Évolution de la distribution d'assurance avec la DDA
La Directive sur la Distribution d'Assurance (DDA), entrée en application en 2018, a apporté des changements significatifs dans la manière dont les produits d'assurance sont distribués en Europe. Cette directive vise à renforcer la protection des consommateurs et à harmoniser les pratiques de distribution au sein de l'Union européenne.
Devoir de conseil et règles de gouvernance produits
La DDA renforce considérablement le devoir de conseil des distributeurs d'assurance. Avant la conclusion d'un contrat, ils doivent désormais fournir au client une recommandation personnalisée expliquant pourquoi un produit particulier correspondrait le mieux à ses exigences et à ses besoins.
La directive introduit également des règles de gouvernance produits. Les concepteurs de produits d'assurance doivent définir un marché cible pour chaque produit et s'assurer que la stratégie de distribution est adaptée à ce marché cible. Cela vise à éviter la vente de produits inadaptés aux besoins des clients.
Transparence des rémunérations
La DDA impose une plus grande transparence sur les rémunérations des intermédiaires d'assurance. Les distributeurs doivent informer leurs clients de la nature de leur rémunération (commission, honoraires, etc.) et de son montant. Cette mesure vise à prévenir les conflits d'intérêts et à permettre aux clients de mieux comprendre le coût de la distribution.
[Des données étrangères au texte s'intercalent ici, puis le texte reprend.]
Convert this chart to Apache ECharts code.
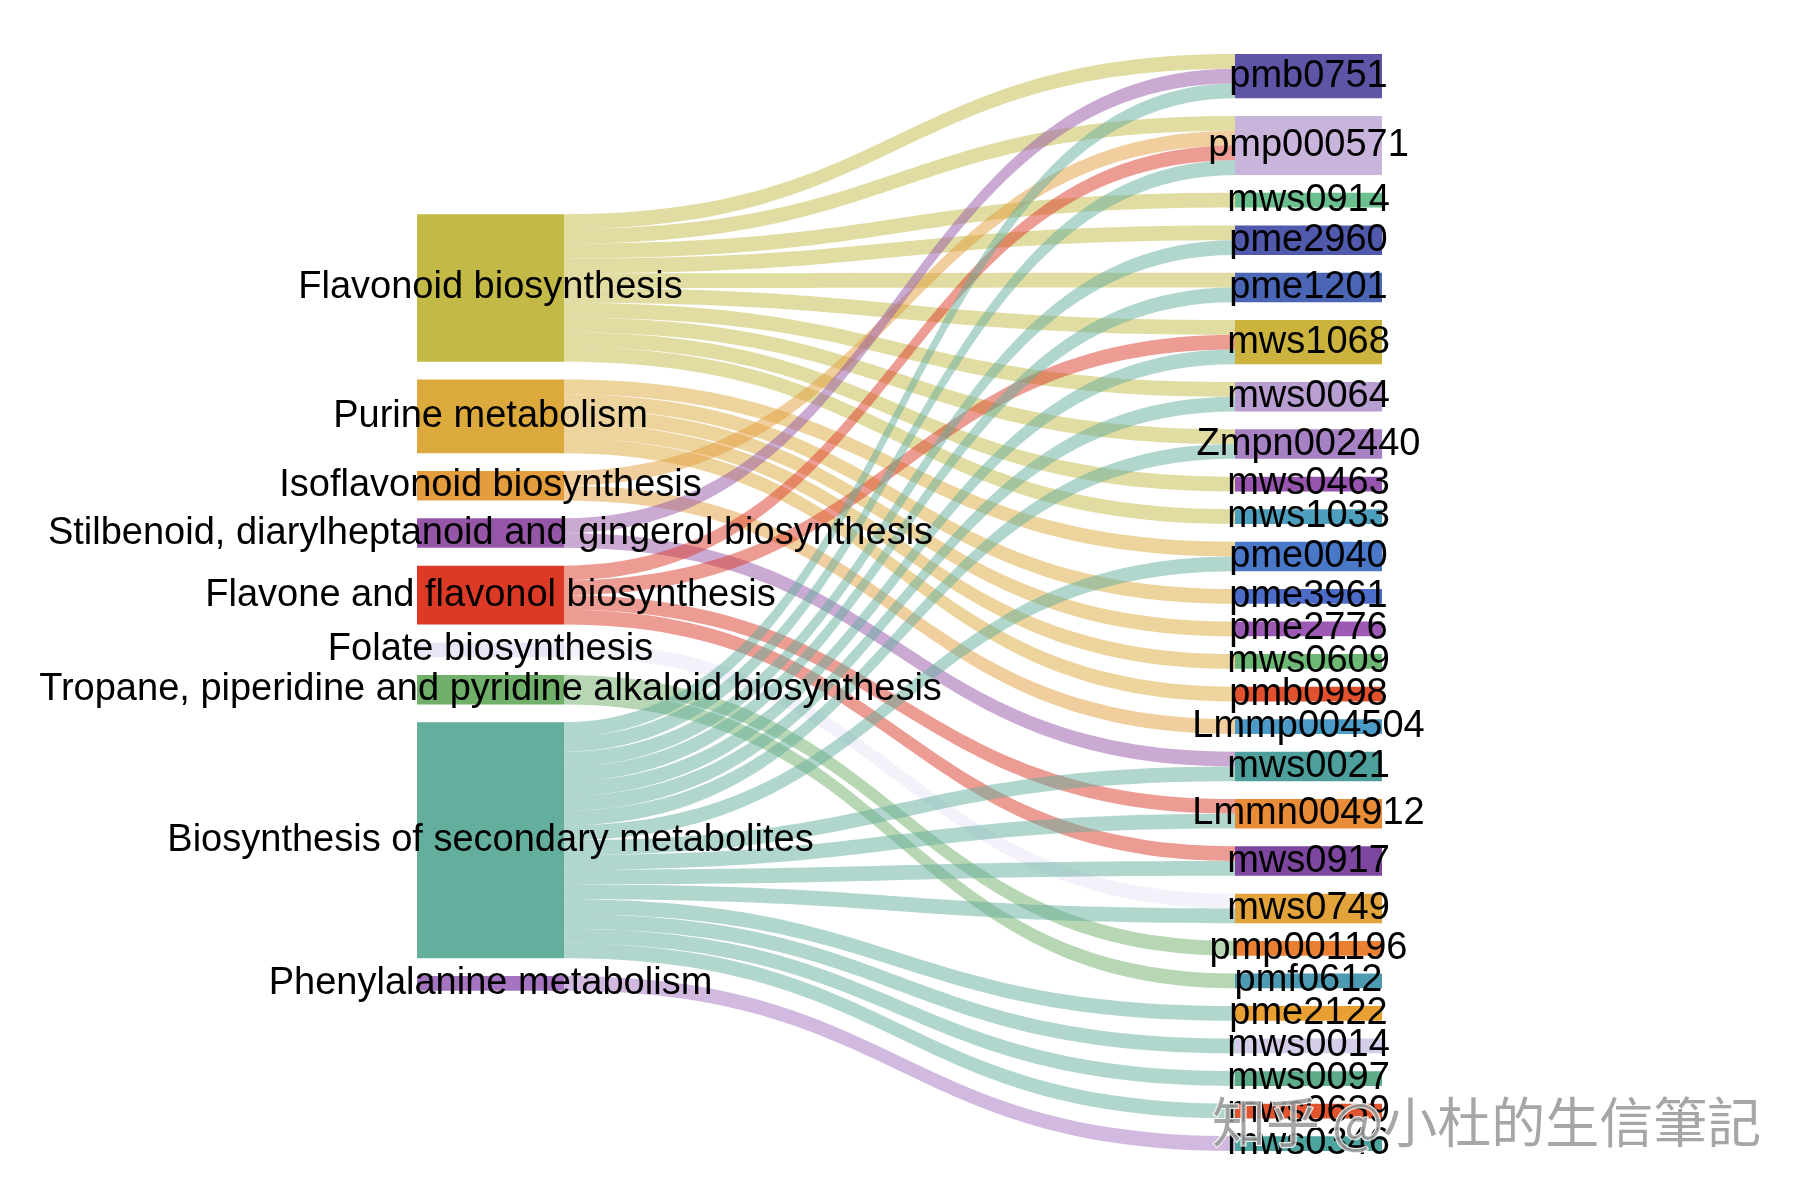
<!DOCTYPE html>
<html>
<head>
<meta charset="utf-8">
<title>Pathway - metabolite sankey</title>
<script src="https://cdn.jsdelivr.net/npm/echarts@6/dist/echarts.min.js"></script>
<style>
  html, body { margin: 0; padding: 0; background: #fff; }
  #chart { width: 1800px; height: 1200px; }
</style>
</head>
<body>
<div id="chart"></div>
<script>
// 左列：通路
const pathways = [
  'Flavonoid biosynthesis',
  'Purine metabolism',
  'Isoflavonoid biosynthesis',
  'Stilbenoid, diarylheptanoid and gingerol biosynthesis',
  'Flavone and flavonol biosynthesis',
  'Folate biosynthesis',
  'Tropane, piperidine and pyridine alkaloid biosynthesis',
  'Biosynthesis of secondary metabolites',
  'Phenylalanine metabolism'
]
const pathwayColors = [
  '#c3b946', '#dcaa3c', '#e49d3d', '#9656a8', '#dc3a27',
  '#e8e6f6', '#70b06a', '#63ae9d', '#a574c0'
]

// 右列：代谢物
const metabolites = [
  'pmb0751', 'pmp000571', 'mws0914', 'pme2960', 'pme1201', 'mws1068',
  'mws0064', 'Zmpn002440', 'mws0463', 'mws1033', 'pme0040', 'pme3961',
  'pme2776', 'mws0609', 'pmb0998', 'Lmmp004504', 'mws0021', 'Lmmn004912',
  'mws0917', 'mws0749', 'pmp001196', 'pmf0612', 'pme2122', 'mws0014',
  'mws0097', 'mws0639', 'mws0346'
]
const metaboliteColors = [
  '#5f55a6', '#c9b5dc', '#6cbf8e', '#5159ad', '#4a66b5', '#cbb33e',
  '#b99ed1', '#a681c4', '#9755b0', '#4d9fbd', '#4a78c8', '#4c6cc8',
  '#9d5ab5', '#6db874', '#e2512e', '#4c9ac8', '#4da09c', '#e98c37',
  '#7d47a0', '#e3a33b', '#ea8034', '#4c9bb3', '#e8a032', '#d5cdea',
  '#5eab8a', '#e05530', '#4ea5a0'
]

// 连线：通路序号 -> 代谢物
const linkSource = [
  0, 0, 0, 0, 0, 0, 0, 0, 0, 0,
  1, 1, 1, 1, 1,
  2, 2,
  3, 3,
  4, 4, 4, 4,
  5,
  6, 6,
  7, 7, 7, 7, 7, 7, 7, 7, 7, 7, 7, 7, 7, 7, 7, 7,
  8
]
const linkTarget = [
  'pmb0751', 'pmp000571', 'mws0914', 'pme2960', 'pme1201', 'mws1068', 'mws0064', 'Zmpn002440', 'mws0463', 'mws1033',
  'pme0040', 'pme3961', 'pme2776', 'mws0609', 'pmb0998',
  'pmp000571', 'Lmmp004504',
  'pmb0751', 'mws0021',
  'pmp000571', 'mws1068', 'Lmmn004912', 'mws0917',
  'mws0749',
  'pmp001196', 'pmf0612',
  'pmb0751', 'pmp000571', 'pme2960', 'pme1201', 'mws1068', 'mws0064', 'Zmpn002440', 'pme0040',
  'mws0021', 'Lmmn004912', 'mws0917', 'mws0749', 'pme2122', 'mws0014', 'mws0097', 'mws0639',
  'mws0346'
]
const linkValue = linkSource.map(() => 1)

// 布局参数
const LEFT = 417, TOP = 54, WIDTH = 965, HEIGHT = 1097
const NODE_W = 147, GAP = 17.8

// 左列居中：按 echarts 同样的比例算出起点
const sum = arr => arr.reduce((a, b) => a + b, 0)
const leftTotals = pathways.map((p, i) => sum(linkValue.filter((v, k) => linkSource[k] === i)))
const rightTotals = metabolites.map(m => sum(linkValue.filter((v, k) => linkTarget[k] === m)))
const ky = (HEIGHT - (metabolites.length - 1) * GAP) / sum(rightTotals)
const leftHeight = sum(leftTotals) * ky + (pathways.length - 1) * GAP
let cursor = (HEIGHT - leftHeight) / 2
const leftLocalY = leftTotals.map(v => {
  const y = cursor
  cursor += v * ky + GAP
  return y / HEIGHT
})

const nodes = pathways.map((name, i) => ({
  name,
  localY: leftLocalY[i],
  itemStyle: { color: pathwayColors[i] }
})).concat(metabolites.map((name, i) => ({
  name,
  itemStyle: { color: metaboliteColors[i] }
})))

const links = linkSource.map((s, k) => ({
  source: pathways[s],
  target: linkTarget[k],
  value: linkValue[k]
}))

const chart = echarts.init(document.getElementById('chart'))
chart.setOption({
  backgroundColor: '#fff',
  animation: false,
  series: [{
    type: 'sankey',
    left: LEFT,
    top: TOP,
    width: WIDTH,
    height: HEIGHT,
    nodeWidth: NODE_W,
    nodeGap: GAP,
    nodeAlign: 'justify',
    layoutIterations: 0,
    draggable: false,
    emphasis: { disabled: true },
    data: nodes,
    links: links,
    itemStyle: { borderWidth: 0 },
    lineStyle: { color: 'source', opacity: 0.5, curveness: 0.5 },
    label: {
      position: 'inside',
      color: '#000',
      fontSize: 38,
      fontFamily: '"Liberation Sans", Arial, sans-serif',
      textBorderWidth: 0,
      textBorderColor: 'transparent'
    }
  }],
  graphic: [{
    type: 'text',
    left: 1211,
    top: 1094,
    z: 100,
    style: {
      text: '知乎 @小杜的生信筆記',
      font: '54px "Noto Sans CJK TC"',
      fill: 'rgba(150,150,150,0.85)',
      stroke: 'rgba(255,255,255,0.9)',
      lineWidth: 2
    }
  }]
})
</script>
</body>
</html>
Formation continue des intermédiaires
La directive met l'accent sur la formation continue des intermédiaires d'assurance. Ces derniers doivent suivre au moins 15 heures de formation par an pour maintenir un niveau adéquat de performance et se tenir informés des évolutions réglementaires et des nouveaux produits.
Cette exigence de formation continue vise à garantir que les intermédiaires disposent des connaissances et compétences nécessaires pour fournir un conseil de qualité à leurs clients. Elle contribue également à professionnaliser davantage le secteur de la distribution d'assurance.